Sabrina Heard, 55, who is HIV positive and works as community health worker at the Women's Collective in Washington, administers an HIV test in September. (Nikki Kahn/The Washington Post)
The HIV infection rate for heterosexual African American women in the District’s poorest neighborhoods nearly doubled in two years, from 6.3 percent to 12.1 percent, according to a study released Wednesday by the D.C. Department of Health.
The large increase reflects wider testing of people who were previously unaware of their status and possibly a still-rising rate of new infections in that high-risk group, officials said.
The disease remains at epidemic levels in Washington. In releasing the study, District health officials announced new recommendations for doctors and other health-care providers to start treatment immediately for all people newly diagnosed with HIV instead of waiting for evidence that someone’s immune system has been severely damaged.
Washington is preparing to host the International AIDS Conference next month, the first time the global gathering is returning to the United States in more than two decades. District officials are seeking to highlight the city’s progress in fighting the epidemic.
On Wednesday, officials also released the Health Department’s annual update on HIV/AIDS, which showed a drop in the overall number of new AIDS cases over four years and improvements in getting infected people into care quickly. For example, 76.1 percent of infected people were connected with care within three months of diagnosis in 2010, up from 58 percent in 2006.

Mayor Vincent C. Gray (D), in a statement, cited that quick connection to care as one of the city’s many achievements.
The annual snapshot also gives a more accurate picture than in previous reports for the number of people living with HIV or AIDS because of an improved tracking system that eliminates duplication. There were 14,465 people, or about 2.7 percent of District residents older than 12, who were living with HIV or AIDS in 2010, the year covered in the report. That prevalence rate — the total percentage of people in a population with the condition or disease at a given time — is among the highest for any U.S. city.
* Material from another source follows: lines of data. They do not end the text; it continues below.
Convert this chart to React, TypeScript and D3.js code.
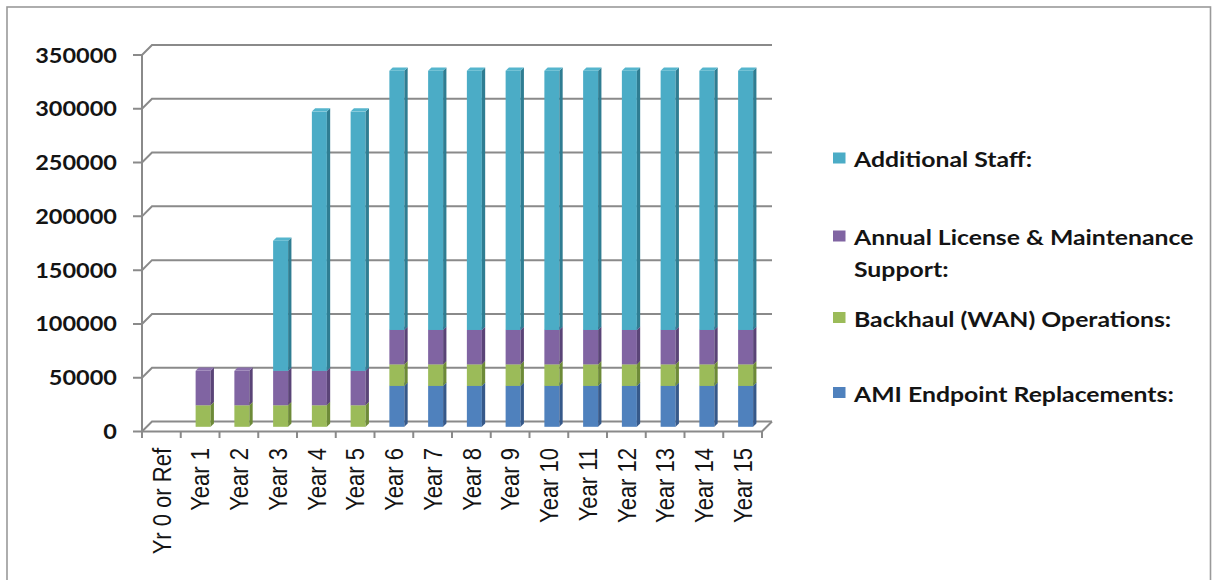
import React from "react";
import * as d3 from "d3";

const categories = [
  "Yr 0 or Ref", "Year 1", "Year 2", "Year 3", "Year 4", "Year 5", "Year 6", "Year 7",
  "Year 8", "Year 9", "Year 10", "Year 11", "Year 12", "Year 13", "Year 14", "Year 15",
];

const amiEndpoint = [0, 0, 0, 0, 0, 0, 38000, 38000, 38000, 38000, 38000, 38000, 38000, 38000, 38000, 38000];
const backhaulOps = [0, 20000, 20000, 20000, 20000, 20000, 20000, 20000, 20000, 20000, 20000, 20000, 20000, 20000, 20000, 20000];
const licenseSupport = [0, 32000, 32000, 32000, 32000, 32000, 32000, 32000, 32000, 32000, 32000, 32000, 32000, 32000, 32000, 32000];
const additionalStaff = [0, 0, 0, 121000, 241000, 241000, 241000, 241000, 241000, 241000, 241000, 241000, 241000, 241000, 241000, 241000];

const yTicks = [0, 50000, 100000, 150000, 200000, 250000, 300000, 350000];

// front / side / top shades per series, bottom of the stack first
const palette = [
  { front: "#4f81bd", side: "#36598a", top: "#5b8cc6" },
  { front: "#9bbb59", side: "#6d8a38", top: "#a6c465" },
  { front: "#8064a2", side: "#5a4477", top: "#8a6fab" },
  { front: "#4bacc6", side: "#2f7d92", top: "#55b5cd" },
];

const W = 1213;
const H = 580;
const X0 = 142;
const X1 = 762;
const Y0 = 431.5;
const Y1 = 55;
const WALL = 10; // depth of the back wall
const BAR_W = 15;
const BAR_D = 3.3;
const BAR_SHIFT_X = 3;
const BAR_SHIFT_Y = -4.7;
const GRID = "#8a8a8a";
const TEXT = "#141414";
const SANS = "Lato, 'Open Sans', sans-serif";
const AXIS_STRETCH = 1.12;
const LEGEND_STRETCH = 1.18;

export default function App() {
  const x = d3.scaleBand<string>().domain(categories).range([X0, X1]);
  const y = d3.scaleLinear().domain([0, 350000]).range([Y0, Y1]);

  const rows = categories.map((c, i) => ({
    cat: c,
    ami: amiEndpoint[i],
    wan: backhaulOps[i],
    lic: licenseSupport[i],
    staff: additionalStaff[i],
  }));
  const stacked = d3.stack<any>().keys(["ami", "wan", "lic", "staff"])(rows);

  const bw = x.bandwidth();

  const legendItems = [
    { lines: ["Additional Staff:"], color: palette[3].front, base: 167 },
    { lines: ["Annual License & Maintenance", "Support:"], color: palette[2].front, base: 245 },
    { lines: ["Backhaul (WAN) Operations:"], color: palette[1].front, base: 326.5 },
    { lines: ["AMI Endpoint Replacements:"], color: palette[0].front, base: 401.5 },
  ];

  return (
    <svg
      width={W}
      height={H}
      style={{ position: "absolute", left: 0, top: 0, background: "#fff" }}
    >
      <rect x={7} y={7} width={1203.5} height={640} fill="#fff" stroke="#9a9a9a" strokeWidth={1.6} />

      {/* back wall gridlines with their diagonal run to the front axis */}
      {yTicks.map((t) => {
        const yf = y(t);
        return (
          <path
            key={`g${t}`}
            d={`M${X0 - 9},${yf} L${X0},${yf} L${X0 + WALL},${yf - WALL} L${X1 + WALL},${yf - WALL}`}
            fill="none"
            stroke={GRID}
            strokeWidth={2}
          />
        );
      })}

      {/* floor front edge and right side */}
      <path
        d={`M${X0},${Y0} L${X1},${Y0} L${X1 + WALL},${Y0 - WALL}`}
        fill="none"
        stroke={GRID}
        strokeWidth={2}
      />
      {/* value axis */}
      <line x1={X0} x2={X0} y1={Y1} y2={Y0} stroke={GRID} strokeWidth={2} />

      {/* category ticks */}
      {d3.range(categories.length + 1).map((k) => {
        const xx = X0 + k * bw;
        return <line key={`t${k}`} x1={xx} x2={xx} y1={Y0} y2={Y0 + 6.5} stroke={GRID} strokeWidth={2} />;
      })}

      {/* stacked 3D columns */}
      {stacked.map((layer, si) =>
        layer.map((seg, ci) => {
          const [v0, v1] = seg;
          if (v1 - v0 <= 0) return null;
          const bx = (x(categories[ci]) as number) + (bw - BAR_W) / 2 + BAR_SHIFT_X;
          const top = y(v1) + BAR_SHIFT_Y;
          const bot = y(v0) + BAR_SHIFT_Y;
          const c = palette[si];
          return (
            <g key={`b${si}-${ci}`}>
              <rect x={bx} y={top} width={BAR_W} height={bot - top} fill={c.front} />
              <polygon
                points={`${bx + BAR_W},${top} ${bx + BAR_W + BAR_D},${top - BAR_D} ${bx + BAR_W + BAR_D},${bot - BAR_D} ${bx + BAR_W},${bot}`}
                fill={c.side}
              />
              <polygon
                points={`${bx},${top} ${bx + BAR_D},${top - BAR_D} ${bx + BAR_W + BAR_D},${top - BAR_D} ${bx + BAR_W},${top}`}
                fill={c.top}
              />
            </g>
          );
        })
      )}

      {/* value labels */}
      {yTicks.map((t) => (
        <text
          key={`yl${t}`}
          transform={`translate(117,${y(t)}) scale(${AXIS_STRETCH},1)`}
          textAnchor="end"
          dy="0.36em"
          fontFamily={SANS}
          fontWeight={700}
          fontSize={21}
          fill={TEXT}
        >
          {t}
        </text>
      ))}

      {/* category labels */}
      {categories.map((c) => (
        <text
          key={`xl${c}`}
          transform={`translate(${(x(c) as number) + bw / 2},448) scale(1.16,1) rotate(-90)`}
          textAnchor="end"
          dy="0.36em"
          fontFamily="'Liberation Sans', Arial, sans-serif"
          fontSize={22}
          fill={TEXT}
        >
          {c}
        </text>
      ))}

      {/* legend */}
      {legendItems.map((it) => (
        <g key={it.lines[0]}>
          <rect x={833} y={it.base - 14.5} width={12.5} height={11} fill={it.color} />
          {it.lines.map((ln, li) => (
            <text
              key={ln}
              transform={`translate(854,${it.base + li * 31.5}) scale(${LEGEND_STRETCH},1)`}
              fontFamily={SANS}
              fontWeight={700}
              fontSize={21}
              fill={TEXT}
            >
              {ln}
            </text>
          ))}
        </g>
      ))}
    </svg>
  );
}
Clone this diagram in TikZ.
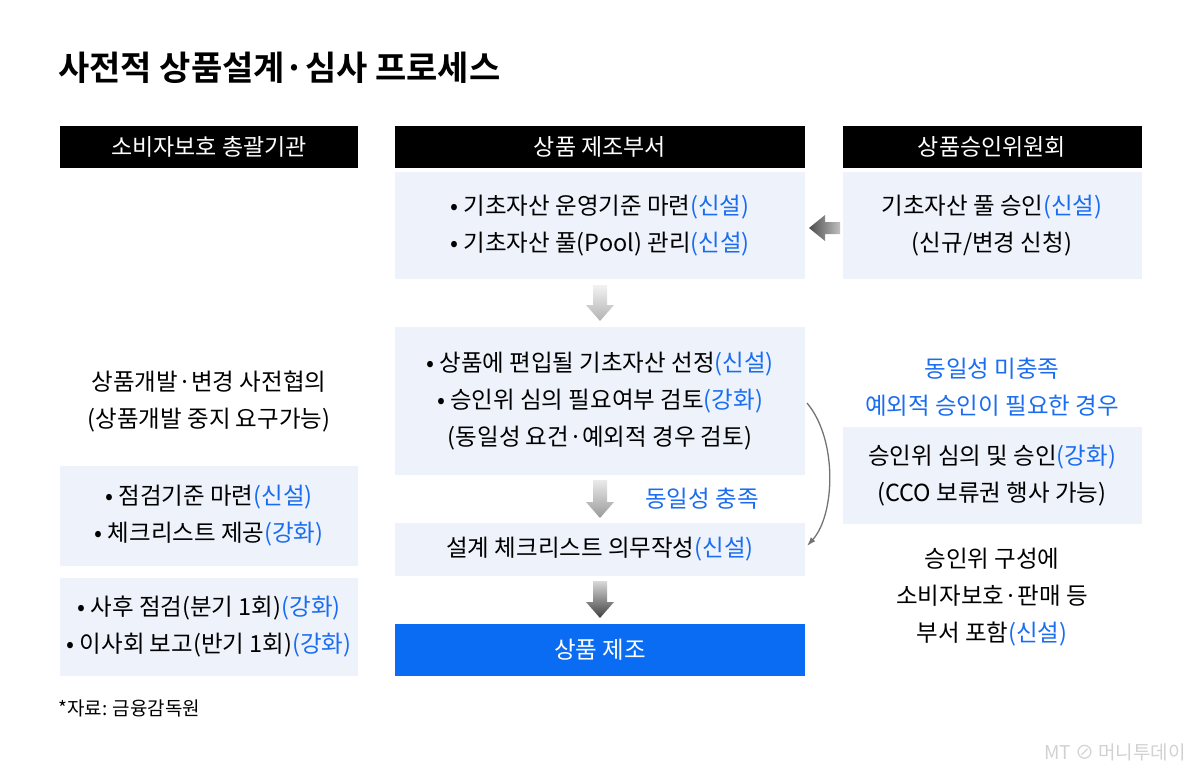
\documentclass[tikz,border=0pt]{standalone}
\usepackage{fontspec}
\usetikzlibrary{arrows.meta}
\setmainfont{Noto Sans CJK KR}
\newfontfamily\krb{Noto Sans CJK KR Bold}
\begin{document}
\definecolor{pale}{HTML}{EEF3FB}
\definecolor{bl}{HTML}{1A6DF0}
\definecolor{bbox}{HTML}{0A6CF2}
\newcommand{\bt}[1]{\textcolor{bl}{#1}}
\begin{tikzpicture}[x=1pt,y=-1pt,
 hdr/.style={fill=black,text=white,font=\fontsize{23}{26}\selectfont,inner sep=0},
 txt/.style={font=\fontsize{23.5}{37}\selectfont,align=center,inner sep=0},
]
\useasboundingbox (0,0) rectangle (1200,782);
\node[anchor=west,font=\krb\fontsize{34}{38}\selectfont,inner sep=0] (title) at (58,68) {사전적 상품설계·심사 프로세스};
% headers
\fill (60,126) rectangle (358,168); \node[hdr] (h1) at (209,147) {소비자보호 총괄기관};
\fill (395,126) rectangle (805,168); \node[hdr] (h2) at (600,147) {상품 제조부서};
\fill (843,126) rectangle (1142,168); \node[hdr] (h3) at (992,147) {상품승인위원회};
% boxes
\fill[pale] (395,172) rectangle (805,279);
\fill[pale] (843,172) rectangle (1142,279);
\fill[pale] (395,327) rectangle (805,475);
\fill[pale] (395,523) rectangle (805,576);
\fill[bbox] (395,624) rectangle (805,676);
\fill[pale] (60,466) rectangle (358,566);
\fill[pale] (60,578) rectangle (358,676);
\fill[pale] (843,427) rectangle (1142,524);
% texts
\node[txt] (m1) at (600,226) {• 기초자산 운영기준 마련\bt{(신설)}\\• 기초자산 풀(Pool) 관리\bt{(신설)}};
\node[txt] (r1) at (992,226) {기초자산 풀 승인\bt{(신설)}\\(신규/변경 신청)};
\node[txt] (m2) at (600,401) {• 상품에 편입될 기초자산 선정\bt{(신설)}\\• 승인위 심의 필요여부 검토\bt{(강화)}\\(동일성 요건·예외적 경우 검토)};
\node[txt] (m3) at (600,549) {설계 체크리스트 의무작성\bt{(신설)}};
\node[txt,text=white] (m4) at (600,650) {상품 제조};
\node[txt,text=bl] (eq) at (702,499) {동일성 충족};
\node[txt] (l1) at (209,401) {상품개발·변경 사전협의\\(상품개발 중지 요구가능)};
\node[txt] (l2) at (209,516) {• 점검기준 마련\bt{(신설)}\\• 체크리스트 제공\bt{(강화)}};
\node[txt] (l3) at (209,627) {• 사후 점검(분기 1회)\bt{(강화)}\\• 이사회 보고(반기 1회)\bt{(강화)}};
\node[txt,text=bl] (r2) at (992,387) {동일성 미충족\\예외적 승인이 필요한 경우};
\node[txt] (r3) at (992,476) {승인위 심의 및 승인\bt{(강화)}\\(CCO 보류권 행사 가능)};
\node[txt] (r4) at (992,597) {승인위 구성에\\소비자보호·판매 등\\부서 포함\bt{(신설)}};
\node[anchor=west,font=\fontsize{19}{20}\selectfont,inner sep=0] (src) at (58,708) {*자료: 금융감독원};
\node[anchor=east,text=black!18,font=\fontsize{19}{20}\selectfont,inner sep=0] (wm) at (1186,752) {\textit{MT} ⊘ 머니투데이};
% arrows
\shade[top color=black!5,bottom color=black!30] (593,285)--(607,285)--(607,305)--(614,305)--(600,321)--(586,305)--(593,305)--cycle;
\shade[top color=black!8,bottom color=black!40] (593,480)--(607,480)--(607,502)--(614,502)--(600,518)--(586,502)--(593,502)--cycle;
\shade[top color=black!15,bottom color=black!75] (593,581)--(607,581)--(607,602)--(614,602)--(600,618)--(586,602)--(593,602)--cycle;
\shade[left color=black!70,right color=black!25] (840,222)--(825,222)--(825,215)--(809,228)--(825,241)--(825,234)--(840,234)--cycle;
\coordinate (cs) at (807,403); \coordinate (ce) at (807,546);
\draw[black!55,line width=1.3pt,-{Latex[length=9pt,width=6pt]}] (cs) .. controls (838,440) and (835,515) .. (ce);
\end{tikzpicture}
\end{document}
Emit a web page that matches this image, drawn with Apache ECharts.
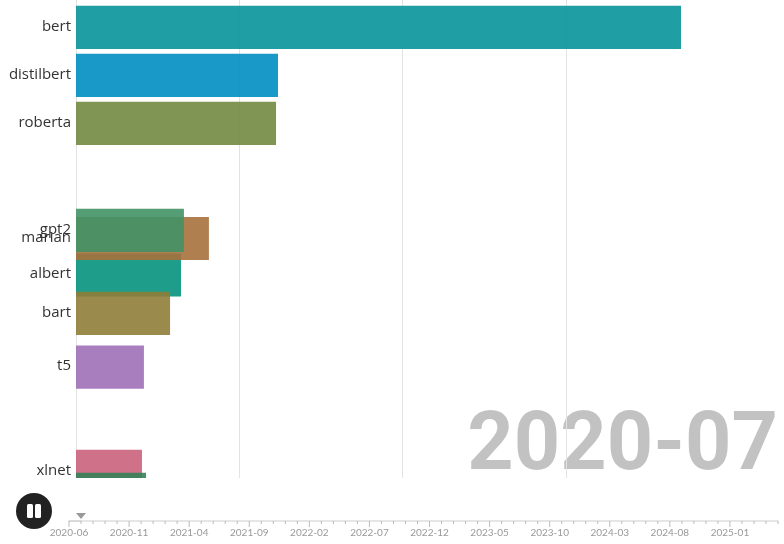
<!DOCTYPE html>
<html>
<head>
<meta charset="utf-8">
<script src="https://cdn.jsdelivr.net/npm/echarts@6/dist/echarts.min.js"></script>
<style>
html, body { margin: 0; padding: 0; background: #fff; }
#main { width: 784px; height: 544px; }
</style>
</head>
<body>
<div id="main"></div>
<script>
// snapshot of the race, caught mid-transition (ranks are fractional while bars slide)
var names = ['bert', 'distilbert', 'roberta', 'albert', 'marian', 'gpt2', 'bart', 't5', 'xlnet', 'electra'];
var values = [3705, 1237, 1225, 643, 814, 661, 576, 416, 404, 429];
var ranks = [0, 1, 2, 5.16, 4.40, 4.23, 5.96, 7.08, 9.25, 9.73];
var colors = ['#079399', '#008ec1', '#728841', '#06927d', '#a7713d', '#429266', '#8f7d38', '#9e70b8', '#ca627c', '#36835a'];

var months = [
    '2020-06', '2020-07', '2020-08', '2020-09', '2020-10', '2020-11', '2020-12',
    '2021-01', '2021-02', '2021-03', '2021-04', '2021-05', '2021-06', '2021-07', '2021-08', '2021-09', '2021-10', '2021-11', '2021-12',
    '2022-01', '2022-02', '2022-03', '2022-04', '2022-05', '2022-06', '2022-07', '2022-08', '2022-09', '2022-10', '2022-11', '2022-12',
    '2023-01', '2023-02', '2023-03', '2023-04', '2023-05', '2023-06', '2023-07', '2023-08', '2023-09', '2023-10', '2023-11', '2023-12',
    '2024-01', '2024-02', '2024-03', '2024-04', '2024-05', '2024-06', '2024-07', '2024-08', '2024-09', '2024-10', '2024-11', '2024-12',
    '2025-01', '2025-02', '2025-03', '2025-04', '2025-05'
];
var currentMonth = '2020-07';

var seriesData = [];
for (var i = 0; i < names.length; i++) {
    seriesData.push([values[i], ranks[i], names[i]]);
}

// every 5th month gets the long tick
var timelineData = months.map(function (m, idx) {
    var major = idx % 5 === 0;
    return {
        value: m,
        symbol: 'rect',
        symbolSize: major ? [1, 6] : [1, 3],
        symbolOffset: major ? [0, 3] : [0, 1.5]
    };
});

function renderBar(params, api) {
    var val = api.value(0), rank = api.value(1);
    var start = api.coord([0, rank]);
    var end = api.coord([val, rank]);
    var h = api.size([0, 0.9])[1];
    var cs = params.coordSys;
    var rect = echarts.graphic.clipRectByRect({
        x: start[0], y: start[1] - h / 2, width: end[0] - start[0], height: h
    }, { x: cs.x, y: cs.y, width: cs.width, height: cs.height });
    var children = [];
    if (rect) {
        children.push({
            type: 'rect',
            shape: rect,
            style: { fill: colors[params.dataIndex], opacity: 0.9 }
        });
    }
    if (start[1] <= cs.y + cs.height) {
        children.push({
            type: 'text',
            style: {
                text: names[params.dataIndex],
                x: start[0] - 5,
                y: start[1] - 1,
                align: 'right',
                verticalAlign: 'middle',
                fill: '#333',
                font: '15px "Open Sans"'
            }
        });
    }
    return { type: 'group', children: children };
}

var tlLabel = { color: '#999', fontSize: 10, fontFamily: 'Lato' };

var myChart = echarts.init(document.getElementById('main'));
var baseOption = {
    animation: false,
    grid: { left: 76, right: 103, top: 0, bottom: 66 },
    xAxis: {
        type: 'value',
        min: 0,
        max: 'dataMax',
        interval: 1000,
        axisLabel: { show: false },
        axisLine: { show: false },
        axisTick: { show: false },
        splitLine: { show: true, showMaxLine: false, lineStyle: { color: '#e3e3e3' } }
    },
    yAxis: {
        type: 'value',
        inverse: true,
        min: -0.57,
        max: 9.39,
        show: false
    },
    timeline: {
        axisType: 'category',
        data: timelineData,
        currentIndex: months.indexOf(currentMonth),
        autoPlay: false,
        left: 54,
        width: 709,
        bottom: -24,
        height: 40,
        lineStyle: { color: '#cccccc', width: 1 },
        itemStyle: { color: '#bbbbbb', borderWidth: 0 },
        label: Object.assign({ interval: 4, position: 7 }, tlLabel),
        progress: {
            lineStyle: { color: '#cccccc' },
            itemStyle: { color: '#bbbbbb' },
            label: tlLabel
        },
        checkpointStyle: {
            // down-pointing triangle sitting just above the line
            symbol: 'path://M0,0L10,0L5,6ZM5,16',
            symbolSize: [10, 16],
            color: '#999',
            borderWidth: 0,
            animation: false
        },
        controlStyle: { show: false },
        emphasis: { label: tlLabel }
    },
    graphic: [
        {
            type: 'text',
            right: 6,
            bottom: 55,
            style: {
                text: currentMonth,
                font: 'bold 81px Roboto',
                fill: 'rgba(0,0,0,0.24)'
            }
        },
        {
            type: 'group',
            left: 16,
            top: 493,
            children: [
                { type: 'circle', shape: { cx: 18, cy: 18, r: 18 }, style: { fill: '#222' } },
                { type: 'rect', shape: { x: 11, y: 11, width: 6, height: 14, r: 1.5 }, style: { fill: '#fff' } },
                { type: 'rect', shape: { x: 19, y: 11, width: 6, height: 14, r: 1.5 }, style: { fill: '#fff' } }
            ]
        }
    ],
    series: [{
        type: 'custom',
        renderItem: renderBar,
        encode: { x: 0, y: 1 },
        data: seriesData
    }]
};

// one (empty) option per timeline step; only the current frame is drawn
var frameOptions = months.map(function () { return {}; });

myChart.setOption({ baseOption: baseOption, options: frameOptions }, true);
</script>
</body>
</html>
More troubling were the data about infection rates of heterosexuals living in HIV-prevalent, low-income parts of the District, predominantly wards 7 and 8. The District is one of 21 cities in an ongoing survey funded by the U.S. Centers for Disease Control and Prevention of behavior in three target populations: heterosexuals at high risk of HIV infection, men who have sex with men and injection drug users.
In 2008, the survey sampled 750 heterosexuals in areas with high infection rates and poverty and found an overall infection rate of 5.2 percent among that group and a 6.3 percent infection rate among those at-risk women.
By 2010, those rates had climbed to 8 percent and 12.1 percent, respectively. The demographics of the 482-participant study were similar to 2008: nearly all black, 62 percent making less than $10,000 and 37 percent unemployed.
The survey interviewed individuals with connections to high-risk social networks. In those social networks, HIV infection is high and chances of getting infected are greater, officials said.
Greg Pappas, senior director at the D.C. Health Department, said it was difficult to know whether the increase represents new infections. The sample size is also limited, he said.
Nevertheless, he said, “We continue to have a very serious heterosexual epidemic.”
Unlike other cities where the at-risk population might be concentrated among intravenous drug users or men who have sex with men, Washington has a very “mixed epidemic,” with a huge burden falling on heterosexual African Americans. Officials said 90 percent of all women with HIV are black. Pappas estimated that 20 percent to 30 percent of the District’s HIV-positive population “is probably walking around infected and don’t know it,” he said.
Other experts said the findings of the study were worrying.
“While recognizing the limitations of a sample-based study, it seems the HIV epidemic among heterosexuals may be more significant than the previous study estimated,” said Michael Rhein, senior vice president at the Institute for Public Health Innovation, a nonprofit group that coordinates several regional programs supporting people with HIV/AIDS.
He called the new rates alarming. In the worst scenario, he said, they reflect “a true increase in the HIV rate among heterosexuals and women living in areas of concentrated poverty.”